The strip does not check for other substances, but it can be used to check drugs like cocaine, crack, speed and crystal meth. Clients did checks for these drugs significantly less and the results were less likely to be positive.

Insite introduced the program after a sharp increase in the amount of overdoses at the facility from 132 in January to July of 2006 to 573 in the same period of 2016.

Insite opened in 2003 and remains the only supervised injection facility in North America, with more than 6,500 people visiting in 2015. Overdose deaths declined by 35% near Insite while the rate dropped 9% in all of Vancouver, according to a 2011 study in The Lancet.

But the push to introduce the controversial practice of supervised injection outside of Vancouver has grown amid the latest wave of opioid addiction, which the Centers for Disease Control and Prevention said causes 78 fatal overdoses a day in the US.

In February, the mayor of Ithaca, New York, proposed opening a similar facility as Insite, though that is technically illegal under federal law – and controversial.

“In the US, traditionally, we’ve looked at heroin as just a very, bad evil thing so supervised injection facilities is seen as a way of being complicit with people using those drugs,” said Marion Riedel, an associate professor of professional practice at the Columbia School of Social Work.

Supervised injection is one of many interventions touted in the harm reduction model for treating drug addiction, which seeks to reduce the negative consequences of drug use.
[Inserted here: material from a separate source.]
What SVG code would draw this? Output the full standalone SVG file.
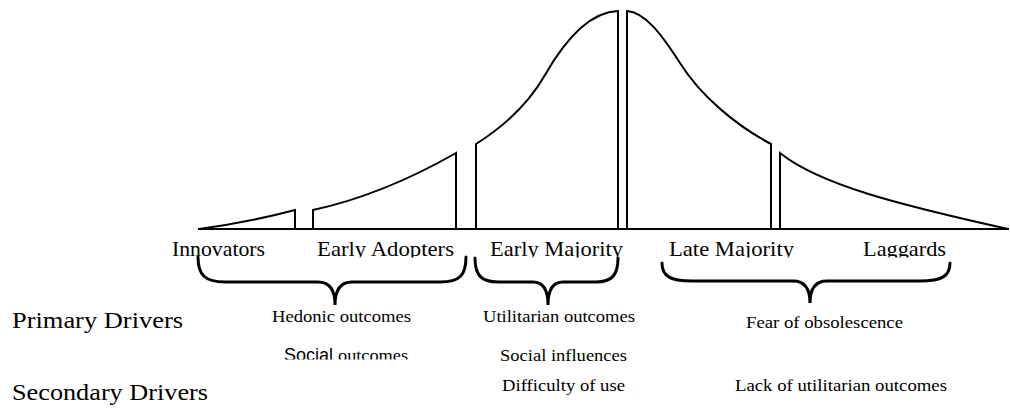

The model also endorses programs like syringe-exchanges and medication-assisted treatment.

Harm reduction has long been controversial in the US, but the latest wave of opioid addiction has led to softening of laws in places like Kentucky, which made needle-exchanges illegal after an HIV outbreak among injection drug users in nearby Indiana.

Riedel said that drug addiction is not a new problem in the US, these softening attitudes could change treatment options in the US: “When we really believe it’s going to be white middle class people who got addicted because they got addicted on opiates from their doctors, it’s going to be a game changer – but we’re not there yet.”